Hungary’s Prime Minister Viktor Orban won a clear victory in elections on Sunday, and the openly anti-Semitic Jobbik party increased its share of the vote.
“We can say with absolute certainty that we won,” Orban told cheering supporters in Budapest, according to AFP. “These elections were free. Organized in a free country.”
With 89 percent of votes counted, Orban’s Fidesz party was on 44.8 percent of the vote, well ahead of the opposition alliance on 25.5 percent.
The anti-Roma and anti-Semitic Jobbik party looked to have increased its share to 21.0 percent from 16.7 percent at the last election in 2010.
Jobbik, which calls itself a “radical nationalist” movement focused on law and order and attacking corruption, was already the third-largest party in parliament.
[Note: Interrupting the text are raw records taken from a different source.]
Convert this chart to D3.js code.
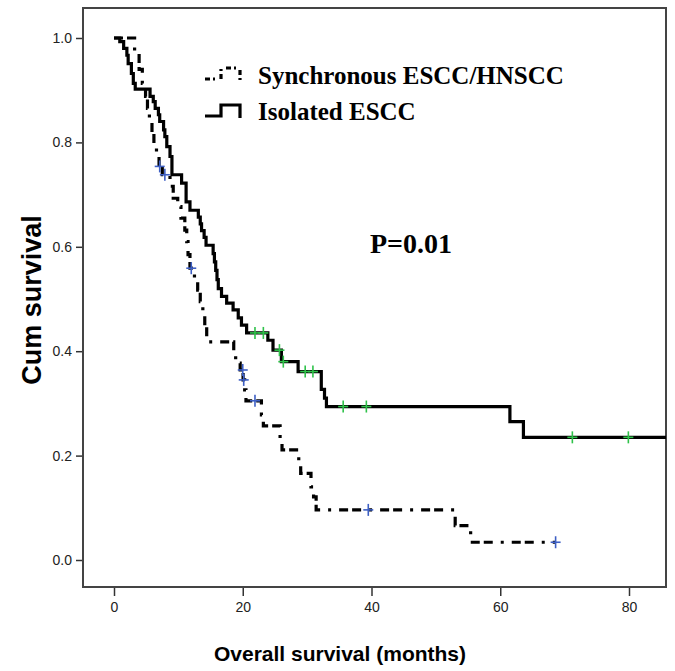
<!DOCTYPE html>
<html>
<head>
<meta charset="utf-8">
<script src="https://cdnjs.cloudflare.com/ajax/libs/d3/7.8.5/d3.min.js"></script>
<style>
  html, body { margin: 0; padding: 0; background: #fff; }
  svg { display: block; }
</style>
</head>
<body>
<svg id="chart" width="675" height="671"></svg>
<script>
// ---- data ----
const xTicks = [0, 20, 40, 60, 80];
const yTicks = [0.0, 0.2, 0.4, 0.6, 0.8, 1.0];

const seriesNames = ["Synchronous ESCC/HNSCC", "Isolated ESCC"];

const syncTimes = [0, 3.2, 3.9, 4.4, 4.9, 5.2, 5.5, 5.9, 6.2, 6.6, 7.0, 7.5, 8.7, 9.2, 9.9, 10.4, 11.0, 11.3, 11.5, 11.8, 12.5, 13.0, 13.4, 13.8, 14.1, 14.4, 18.6, 18.9, 19.6, 20.05, 20.3, 20.5, 22.9, 23.2, 25.8, 26.1, 28.7, 29.0, 30.6, 31.0, 31.4, 53.0, 55.4, 68.6];
const syncSurv  = [1, 0.97, 0.94, 0.913, 0.888, 0.865, 0.843, 0.817, 0.795, 0.773, 0.754, 0.738, 0.716, 0.693, 0.677, 0.655, 0.632, 0.61, 0.585, 0.559, 0.54, 0.517, 0.495, 0.472, 0.447, 0.418, 0.396, 0.377, 0.364, 0.345, 0.326, 0.305, 0.278, 0.257, 0.23, 0.211, 0.185, 0.166, 0.14, 0.121, 0.096, 0.066, 0.034, 0.034];
const syncCensorTimes = [7.1, 7.9, 12.0, 20.0, 20.15, 21.9, 39.5, 68.6];
const syncCensorSurv  = [0.754, 0.738, 0.559, 0.364, 0.345, 0.305, 0.096, 0.034];

const isoTimes = [0, 0.9, 1.5, 2.0, 2.2, 2.7, 3.0, 3.3, 5.6, 6.1, 6.4, 6.9, 7.1, 7.7, 7.9, 8.2, 8.7, 9.0, 10.5, 11.2, 11.8, 13.1, 13.4, 13.6, 14.0, 14.3, 15.4, 15.6, 15.8, 16.0, 16.2, 16.7, 17.5, 18.5, 19.3, 19.8, 20.6, 23.9, 24.7, 26.0, 28.6, 32.2, 32.7, 33.0, 61.5, 63.6, 86];
const isoSurv  = [1, 0.993, 0.98, 0.967, 0.951, 0.932, 0.913, 0.902, 0.888, 0.878, 0.865, 0.853, 0.84, 0.824, 0.811, 0.792, 0.773, 0.738, 0.722, 0.686, 0.670, 0.657, 0.644, 0.631, 0.618, 0.603, 0.587, 0.571, 0.555, 0.537, 0.52, 0.505, 0.492, 0.479, 0.464, 0.45, 0.435, 0.421, 0.402, 0.38, 0.361, 0.327, 0.31, 0.294, 0.265, 0.235, 0.235];
const isoCensorTimes = [21.9, 23.2, 25.7, 26.3, 29.7, 30.9, 35.6, 39.2, 71.2, 79.9];
const isoCensorSurv  = [0.435, 0.435, 0.402, 0.38, 0.361, 0.361, 0.294, 0.294, 0.235, 0.235];

const pText = "P=0.01";
const xTitle = "Overall survival (months)";
const yTitle = "Cum survival";

// ---- layout ----
const frame = { left: 83, right: 666, top: 8, bottom: 587 };
const svg = d3.select("#chart");

const x = d3.scaleLinear().domain([0, 80]).range([114, 629]);
const y = d3.scaleLinear().domain([0, 1]).range([560, 38]);

svg.append("defs").append("clipPath").attr("id", "clip")
  .append("rect")
  .attr("x", frame.left).attr("y", frame.top)
  .attr("width", frame.right - frame.left).attr("height", frame.bottom - frame.top);

const xAxis = d3.axisBottom(x).tickValues(xTicks).tickFormat(d3.format("d")).tickSize(9).tickSizeOuter(0);
const gx = svg.append("g").attr("transform", `translate(0,${frame.bottom})`).call(xAxis);
gx.select(".domain").remove();
gx.selectAll(".tick line").attr("stroke", "#333").attr("stroke-width", 1.5);
gx.selectAll(".tick text").attr("font-family", "Liberation Sans, Arial, sans-serif").attr("font-size", 14).attr("fill", "#222").attr("dy", "0.9em");

const yAxis = d3.axisLeft(y).tickValues(yTicks).tickFormat(d3.format(".1f")).tickSize(7).tickSizeOuter(0);
const gy = svg.append("g").attr("transform", `translate(${frame.left},0)`).call(yAxis);
gy.select(".domain").remove();
gy.selectAll(".tick line").attr("stroke", "#333").attr("stroke-width", 1.5);
gy.selectAll(".tick text").attr("font-family", "Liberation Sans, Arial, sans-serif").attr("font-size", 14).attr("fill", "#222").attr("x", -11);

svg.append("rect")
  .attr("x", frame.left).attr("y", frame.top)
  .attr("width", frame.right - frame.left).attr("height", frame.bottom - frame.top)
  .attr("fill", "none").attr("stroke", "#444").attr("stroke-width", 2);

const line = d3.line().curve(d3.curveStepAfter).x(d => x(d[0])).y(d => y(d[1]));
const plot = svg.append("g").attr("clip-path", "url(#clip)");

const syncData = syncTimes.map((t, i) => [t, syncSurv[i]]);
const isoData = isoTimes.map((t, i) => [t, isoSurv[i]]);

plot.append("path").datum(syncData).attr("d", line)
  .attr("fill", "none").attr("stroke", "#000").attr("stroke-width", 3.2)
  .attr("stroke-dasharray", "9,4,9,8,3,8");

plot.append("path").datum(isoData).attr("d", line)
  .attr("fill", "none").attr("stroke", "#000").attr("stroke-width", 3.2);

function crosses(times, surv, color) {
  const pts = times.map((t, i) => [t, surv[i]]);
  const g = plot.append("g").attr("stroke", color).attr("stroke-width", 1.6);
  g.selectAll("line.h").data(pts).join("line").attr("class", "h")
    .attr("x1", d => x(d[0]) - 5).attr("x2", d => x(d[0]) + 5)
    .attr("y1", d => y(d[1])).attr("y2", d => y(d[1]));
  g.selectAll("line.v").data(pts).join("line").attr("class", "v")
    .attr("x1", d => x(d[0])).attr("x2", d => x(d[0]))
    .attr("y1", d => y(d[1]) - 6).attr("y2", d => y(d[1]) + 6);
}
crosses(syncCensorTimes, syncCensorSurv, "#3d5fc4");
crosses(isoCensorTimes, isoCensorSurv, "#2fc24a");

// legend
const legend = svg.append("g");
const iconPath = (yb) => `M205,${yb} H221 V${yb - 11} H240 V${yb + 2}`;
legend.append("path").attr("d", iconPath(79)).attr("fill", "none").attr("stroke", "#000")
  .attr("stroke-width", 3.2).attr("stroke-dasharray", "5,3,2,6");
legend.append("path").attr("d", iconPath(116)).attr("fill", "none").attr("stroke", "#000")
  .attr("stroke-width", 3.2);
legend.selectAll("text").data(seriesNames).join("text")
  .attr("x", 258).attr("y", (d, i) => 84 + i * 36)
  .attr("font-family", "Liberation Serif, Times New Roman, serif")
  .attr("font-weight", "bold").attr("font-size", 25).attr("fill", "#000")
  .text(d => d);

svg.append("text").attr("x", 370).attr("y", 253)
  .attr("font-family", "Liberation Serif, Times New Roman, serif")
  .attr("font-weight", "bold").attr("font-size", 28).attr("fill", "#000")
  .text(pText);

svg.append("text").attr("x", 340).attr("y", 661).attr("text-anchor", "middle")
  .attr("font-family", "Liberation Sans, Arial, sans-serif").attr("font-weight", "bold")
  .attr("font-size", 21).attr("fill", "#000").text(xTitle);

svg.append("text").attr("transform", "translate(41,300) rotate(-90)").attr("text-anchor", "middle")
  .attr("font-family", "Liberation Sans, Arial, sans-serif").attr("font-weight", "bold")
  .attr("font-size", 27).attr("fill", "#000").text(yTitle);
</script>
</body>
</html>
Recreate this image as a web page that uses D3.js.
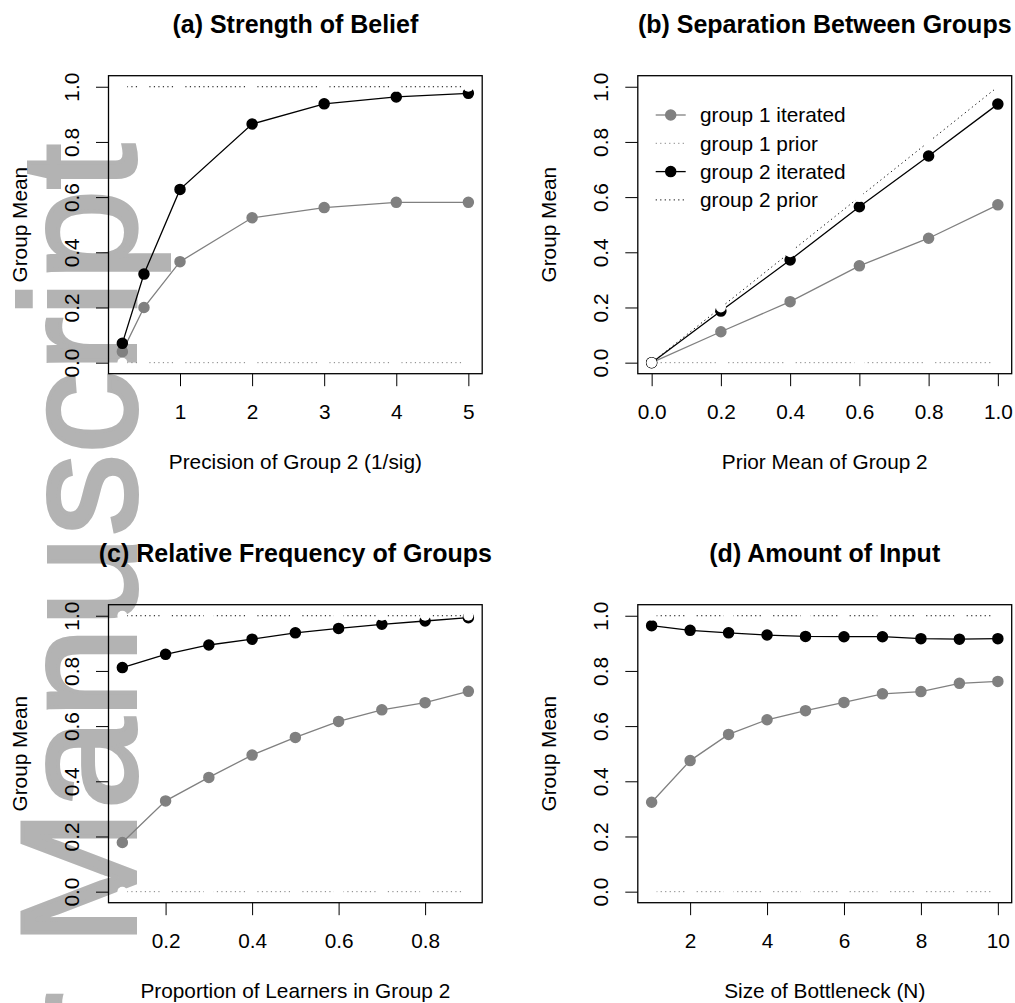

The party has been behind many of the anti-Semitic attacks in Hungary in recent years.
In November of 2012, one of Jobbik’s members released a statement saying that a list should be compiled of all of the Jewish members of government.
He was followed by another Jobbik member who called publicly for the resignation of a fellow MP who claimed to have Israeli citizenship.
In February, the party chose to hold a political rally in a former synagogue, while anti-fascist demonstrators outside accused the group of “provocation.”
Orban has pledged to fight anti-Semitism, which he said was “unacceptable and intolerable,” but has been accused of not doing enough against it.